A Visit from Mars
During my senior year there was a radio program that was remembered for decades! On Sunday evening, October 30, 1938 (Halloween weekend, probably intentionally!) my roommate Oden Pullen and I had gone to the youth meeting at the Methodist church. About the end of the service the fire alarm sounded for the Wilmore volunteer fire department. Oden was a real fire engine fan, so I followed him. The fire was at Wesley Hall, and it finally turned out that a student in that men’s dorm was a “fire bug” and had started a fire in a trash can.
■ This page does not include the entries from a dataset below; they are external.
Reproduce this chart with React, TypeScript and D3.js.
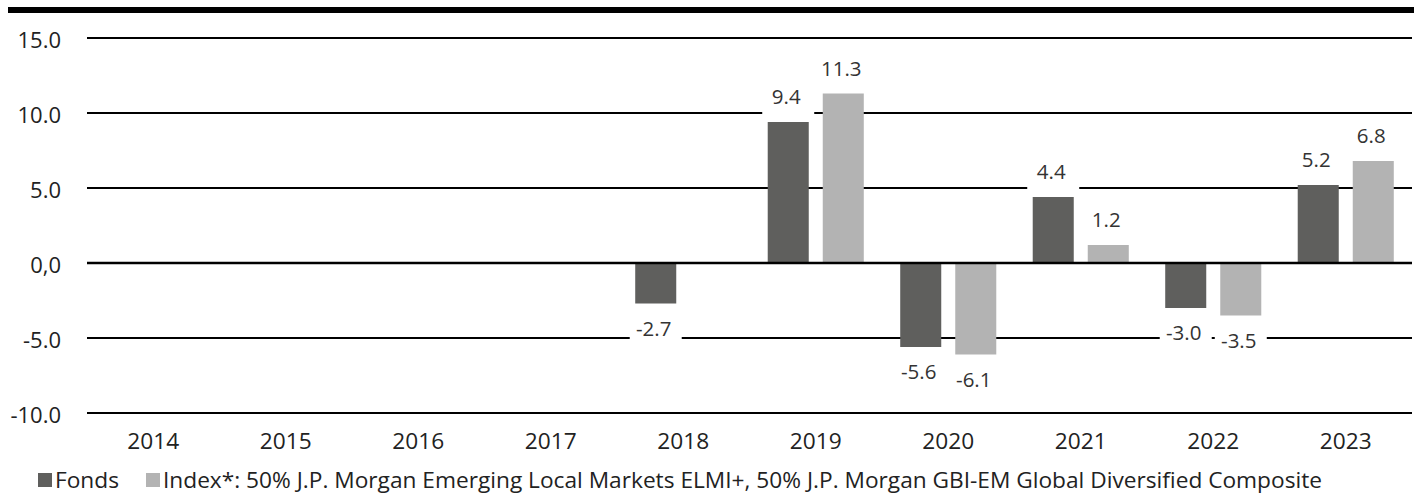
import React from "react";
import * as d3 from "d3";

const years = ["2014", "2015", "2016", "2017", "2018", "2019", "2020", "2021", "2022", "2023"];
const series = ["Fonds", "Index"];
const fondsValues: (number | null)[] = [null, null, null, null, -2.7, 9.4, -5.6, 4.4, -3.0, 5.2];
const indexValues: (number | null)[] = [null, null, null, null, null, 11.3, -6.1, 1.2, -3.5, 6.8];
const yTicks = [15, 10, 5, 0, -5, -10];
const yTickLabels = ["15.0", "10.0", "5.0", "0,0", "-5.0", "-10.0"];
const legendLabels = [
  "Fonds",
  "Index*: 50% J.P. Morgan Emerging Local Markets ELMI+, 50% J.P. Morgan GBI-EM Global Diversified Composite",
];
const colors = ["#5f5f5d", "#b3b3b3"];

const W = 1419;
const H = 495;
const left = 87;
const right = 1412;
const FONT = "'Open Sans', 'Liberation Sans', sans-serif";

export default function App() {
  const x = d3.scaleBand<string>().domain(years).range([left, right]).padding(0);
  const inner = d3
    .scaleBand<string>()
    .domain(series)
    .range([0, x.bandwidth()])
    .paddingInner(0.2545)
    .paddingOuter(0.331);
  const y = d3.scaleLinear().domain([-10, 15]).range([413, 38]);

  const data = [fondsValues, indexValues];
  const fmt = (v: number) => v.toFixed(1);

  const bars: any[] = [];
  const labels: any[] = [];
  data.forEach((vals, si) => {
    vals.forEach((v, i) => {
      if (v === null) return;
      const bx = (x(years[i]) as number) + (inner(series[si]) as number);
      const bw = inner.bandwidth();
      const y0 = y(0);
      const y1 = y(v);
      bars.push(
        <rect
          key={`b${si}-${i}`}
          x={bx}
          y={Math.min(y0, y1)}
          width={bw}
          height={Math.abs(y1 - y0)}
          fill={colors[si]}
        />
      );
      const cx = bx + bw / 2;
      const baseline = v >= 0 ? y1 - 18 : y1 + 32;
      labels.push(
        <g key={`l${si}-${i}`}>
          <rect x={cx - 26} y={baseline - 22} width={52} height={32} fill="#fff" />
          <text
            x={cx - 2}
            y={baseline}
            textAnchor="middle"
            fontSize={20.5}
            fill="#333"
            fontFamily={FONT}
          >
            {fmt(v)}
          </text>
        </g>
      );
    });
  });

  return (
    <svg
      width={W}
      height={H}
      style={{ position: "absolute", left: 0, top: 0, background: "#fff" }}
    >
      <rect x={8} y={7} width={1414 - 8} height={6} fill="#000" />
      {yTicks.map((t, i) => (
        <g key={`g${t}`}>
          {t !== 0 && (
            <line x1={left} x2={right} y1={y(t)} y2={y(t)} stroke="#000" strokeWidth={2} />
          )}
          <text
            x={61}
            y={y(t) + 9.5}
            textAnchor="end"
            fontSize={22}
            fill="#222"
            fontFamily={FONT}
          >
            {yTickLabels[i]}
          </text>
        </g>
      ))}
      {bars}
      <line x1={left} x2={right} y1={y(0)} y2={y(0)} stroke="#000" strokeWidth={2.5} />
      {labels}
      {years.map((yr) => (
        <text
          key={yr}
          x={(x(yr) as number) + x.bandwidth() / 2}
          y={449}
          textAnchor="middle"
          fontSize={22.7}
          fill="#222"
          fontFamily={FONT}
        >
          {yr}
        </text>
      ))}
      <rect x={38} y={473} width={14} height={14} fill={colors[0]} />
      <text x={55} y={488} fontSize={22.7} fill="#222" fontFamily={FONT}>
        {legendLabels[0]}
      </text>
      <rect x={146} y={473} width={14} height={14} fill={colors[1]} />
      <text x={163} y={488} fontSize={22.7} fill="#222" fontFamily={FONT}>
        {legendLabels[1]}
      </text>
    </svg>
  );
}
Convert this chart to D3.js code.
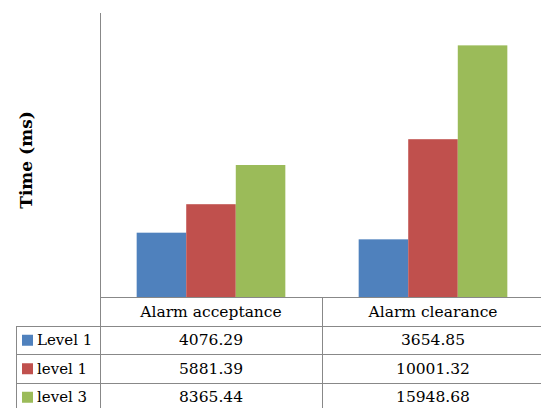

We decided that it was too late to return to the church for the evening service, so we went to our Morrison Hall room and turned on the radio. We quickly heard what seemed to be a news report of a landing of an army from Mars, near Princeton, New Jersey! We listened for a few minutes, and we soon realized that other fellows in the dorm were listening and were frightened! So I turned to another station or two, confident that if this were actual news the other stations would be broadcasting it as well. The other stations had nothing of the sort, so I realized that the invasion from Mars was just a program. I went into the hall and yelled, “Fake! Fake!” and returned to my room and listened to the drama with real interest. Indeed, there were even disclaimers from time to time during the program that this was not an actual event, just a play by Orson Welles entitled “War between the Worlds,” based, I believe, on a previous book by H. G. Wells.
It was only after the program was over that I began to realize that all over the campus kids were scared out of their wits, still thinking that the invasion from Mars was real. Dorothy Best ’41 Rains boyfriend at the time was at Princeton Seminary, and she was almost tearing her hair! The following morning it turned out that thousands of people all across the country had been taken in by the drama, and all sorts of reactions and defense preparations were made in many places. That program surely brought Orson Welles’ name into the spotlight; and the program probably had more repercussions than any other program for years to come.
by Harold Greenlee ’39
A Special Election
In my years in the Asbury College Men’s Glee Club, the annual spring tour was arranged by the business manager, an elected member of the glee club. During each spring tour the business manager was elected for the following year. Our 1938 tour included a concert in The People’s Church in Toronto, Ontario, where Oswald J. Smith was pastor. Our next concert was in London, Ontario, and it was there that I was elected business manager for the following year. As a result, I am probably the only person ever elected outside the United States to an office in an Asbury College student organization.